= Blackwater Herald =

Australian weekly newspaper

The Blackwater Herald was a weekly newspaper published in Blackwater, Queensland from 5 August 1978 until 2 February 2016.

With the slogan "the coal country newspaper", the Blackwater Herald had a strong focus on the town of Blackwater which was experiencing rapid population growth at the time the newspaper was launched due to the coal mining boom in the district.

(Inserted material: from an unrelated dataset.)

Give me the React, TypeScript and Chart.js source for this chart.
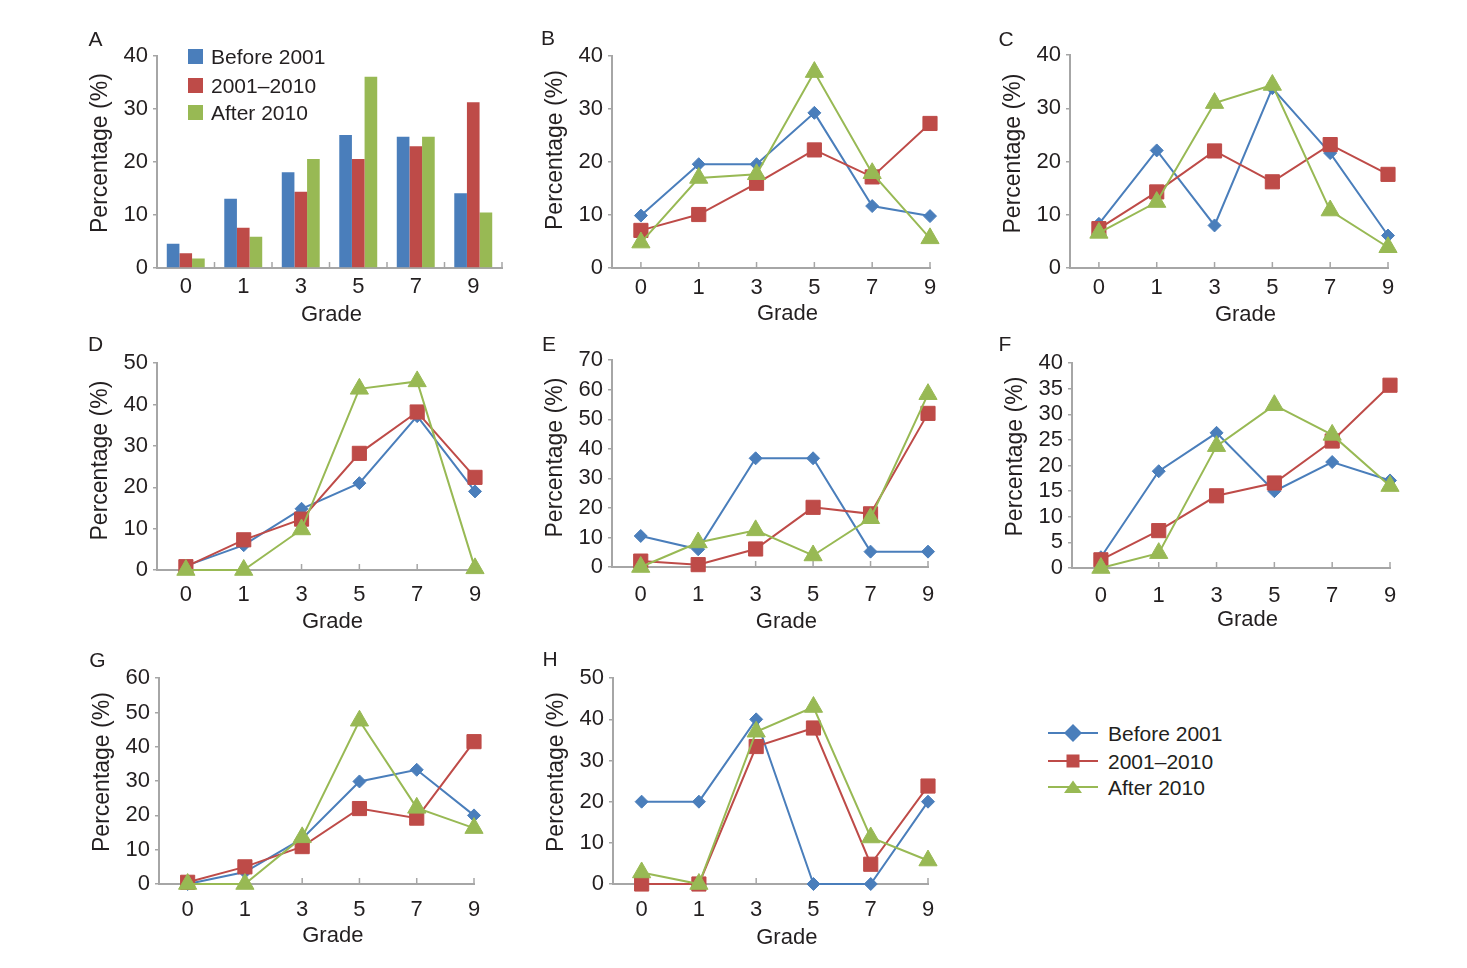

The newspaper also published local news and information pertaining to other communities within the Duaringa Shire such as Bluff, Dingo and Duaringa.

The Blackwater Herald was originally independently owned but was bought by Australian Provincial Newspapers in 1992.

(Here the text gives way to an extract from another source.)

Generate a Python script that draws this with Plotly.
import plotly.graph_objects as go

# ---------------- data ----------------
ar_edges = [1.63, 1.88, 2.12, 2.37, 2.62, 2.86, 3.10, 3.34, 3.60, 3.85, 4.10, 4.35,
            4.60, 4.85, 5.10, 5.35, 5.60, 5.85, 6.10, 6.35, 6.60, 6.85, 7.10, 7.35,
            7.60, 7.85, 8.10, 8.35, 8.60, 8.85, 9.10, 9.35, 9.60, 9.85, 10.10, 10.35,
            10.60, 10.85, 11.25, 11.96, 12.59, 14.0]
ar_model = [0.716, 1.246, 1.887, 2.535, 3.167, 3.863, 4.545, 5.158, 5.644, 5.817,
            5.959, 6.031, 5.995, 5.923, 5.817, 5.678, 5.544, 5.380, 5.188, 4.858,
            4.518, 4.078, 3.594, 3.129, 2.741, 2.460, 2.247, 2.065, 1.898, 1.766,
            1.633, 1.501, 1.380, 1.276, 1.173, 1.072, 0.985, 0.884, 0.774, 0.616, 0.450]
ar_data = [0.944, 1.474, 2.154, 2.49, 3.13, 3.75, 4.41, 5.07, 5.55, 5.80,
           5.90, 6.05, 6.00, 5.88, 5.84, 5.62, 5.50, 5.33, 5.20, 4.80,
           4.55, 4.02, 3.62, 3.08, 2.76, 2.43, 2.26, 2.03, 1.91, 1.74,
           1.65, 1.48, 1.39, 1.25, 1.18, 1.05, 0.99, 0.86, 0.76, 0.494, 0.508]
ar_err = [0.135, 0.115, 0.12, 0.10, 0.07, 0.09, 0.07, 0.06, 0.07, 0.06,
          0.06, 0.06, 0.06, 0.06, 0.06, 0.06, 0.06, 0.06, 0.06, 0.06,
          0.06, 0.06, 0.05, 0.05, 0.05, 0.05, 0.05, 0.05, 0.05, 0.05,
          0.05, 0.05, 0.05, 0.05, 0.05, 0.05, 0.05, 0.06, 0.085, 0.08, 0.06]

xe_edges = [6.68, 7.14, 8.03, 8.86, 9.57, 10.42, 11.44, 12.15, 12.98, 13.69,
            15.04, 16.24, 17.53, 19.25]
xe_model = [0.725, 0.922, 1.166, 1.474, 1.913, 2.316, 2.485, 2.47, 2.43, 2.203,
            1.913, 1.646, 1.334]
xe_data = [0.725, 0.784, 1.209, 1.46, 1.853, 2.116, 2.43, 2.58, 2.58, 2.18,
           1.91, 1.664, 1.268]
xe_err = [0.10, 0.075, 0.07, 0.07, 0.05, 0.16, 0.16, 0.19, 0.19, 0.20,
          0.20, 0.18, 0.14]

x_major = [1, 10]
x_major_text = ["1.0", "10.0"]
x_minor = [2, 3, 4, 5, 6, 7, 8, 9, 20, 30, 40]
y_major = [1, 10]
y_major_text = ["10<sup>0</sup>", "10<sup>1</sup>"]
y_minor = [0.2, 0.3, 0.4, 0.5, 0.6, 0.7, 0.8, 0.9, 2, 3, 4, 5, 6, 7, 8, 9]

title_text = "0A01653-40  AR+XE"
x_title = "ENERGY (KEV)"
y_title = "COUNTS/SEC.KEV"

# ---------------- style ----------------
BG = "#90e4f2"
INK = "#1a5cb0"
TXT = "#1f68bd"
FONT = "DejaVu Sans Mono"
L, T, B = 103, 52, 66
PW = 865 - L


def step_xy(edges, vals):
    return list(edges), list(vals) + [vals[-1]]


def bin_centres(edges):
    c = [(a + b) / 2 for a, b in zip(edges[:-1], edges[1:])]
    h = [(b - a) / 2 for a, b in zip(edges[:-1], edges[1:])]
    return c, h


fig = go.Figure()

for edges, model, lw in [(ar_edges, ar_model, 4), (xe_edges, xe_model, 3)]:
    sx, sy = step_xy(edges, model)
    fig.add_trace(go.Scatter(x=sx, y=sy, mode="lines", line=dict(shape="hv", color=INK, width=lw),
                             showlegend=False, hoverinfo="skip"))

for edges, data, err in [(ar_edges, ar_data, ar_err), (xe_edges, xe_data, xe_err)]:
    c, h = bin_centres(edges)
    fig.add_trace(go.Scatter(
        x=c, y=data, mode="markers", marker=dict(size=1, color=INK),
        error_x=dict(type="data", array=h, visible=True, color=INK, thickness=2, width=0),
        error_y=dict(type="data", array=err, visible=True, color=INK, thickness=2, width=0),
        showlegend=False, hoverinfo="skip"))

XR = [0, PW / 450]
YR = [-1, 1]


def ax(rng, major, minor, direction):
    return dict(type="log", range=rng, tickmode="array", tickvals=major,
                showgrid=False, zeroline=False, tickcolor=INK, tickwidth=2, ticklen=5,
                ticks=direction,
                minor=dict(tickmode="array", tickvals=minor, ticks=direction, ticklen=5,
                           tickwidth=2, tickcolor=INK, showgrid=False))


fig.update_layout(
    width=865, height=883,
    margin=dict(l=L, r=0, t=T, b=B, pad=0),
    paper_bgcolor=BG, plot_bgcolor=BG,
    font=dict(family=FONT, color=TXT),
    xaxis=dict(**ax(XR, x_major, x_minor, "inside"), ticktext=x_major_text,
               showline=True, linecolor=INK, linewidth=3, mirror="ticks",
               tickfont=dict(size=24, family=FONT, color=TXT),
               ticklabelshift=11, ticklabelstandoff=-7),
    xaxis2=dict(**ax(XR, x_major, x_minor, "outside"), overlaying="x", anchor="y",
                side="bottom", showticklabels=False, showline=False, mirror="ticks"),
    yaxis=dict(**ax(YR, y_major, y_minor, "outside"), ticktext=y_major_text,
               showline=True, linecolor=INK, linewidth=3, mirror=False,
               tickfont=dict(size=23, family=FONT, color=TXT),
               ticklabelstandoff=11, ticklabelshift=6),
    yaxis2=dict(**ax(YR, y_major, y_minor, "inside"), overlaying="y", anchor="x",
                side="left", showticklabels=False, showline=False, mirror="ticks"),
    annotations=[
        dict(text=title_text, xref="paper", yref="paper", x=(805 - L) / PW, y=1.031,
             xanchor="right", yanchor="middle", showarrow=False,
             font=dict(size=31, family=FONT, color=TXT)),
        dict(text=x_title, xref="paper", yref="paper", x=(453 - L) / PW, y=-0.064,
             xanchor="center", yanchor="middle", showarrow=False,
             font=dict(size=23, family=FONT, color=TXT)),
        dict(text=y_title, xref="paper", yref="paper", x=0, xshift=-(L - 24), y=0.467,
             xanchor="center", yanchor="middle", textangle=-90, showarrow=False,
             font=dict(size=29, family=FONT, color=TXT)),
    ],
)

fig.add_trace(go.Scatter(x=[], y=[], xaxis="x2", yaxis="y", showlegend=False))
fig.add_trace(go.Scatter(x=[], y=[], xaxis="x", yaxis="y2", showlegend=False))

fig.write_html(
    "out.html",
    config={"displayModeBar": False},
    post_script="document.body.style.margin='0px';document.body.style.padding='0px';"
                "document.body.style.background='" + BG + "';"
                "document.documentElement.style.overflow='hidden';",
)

The last edition of the Blackwater Herald was published on 2 February 2016. The Blackwater Heralds closure was first mooted the previous year when it was revealed the newspaper was struggling to survive, and requested support from the Blackwater community.

After the final edition was published, there was a brief attempt to incorporate a Blackwater Herald-branded "lift-out" in the Wednesday edition of Emerald's bi-weekly newspaper Central Queensland News which featured a selected array of local news articles from Blackwater. However, this was soon phased out as the Central Queensland News moved from a bi-weekly newspaper to a weekly publication in 2016 before being discontinued entirely in 2020 as part of a wider News Corp Australia cull of regional mastheads.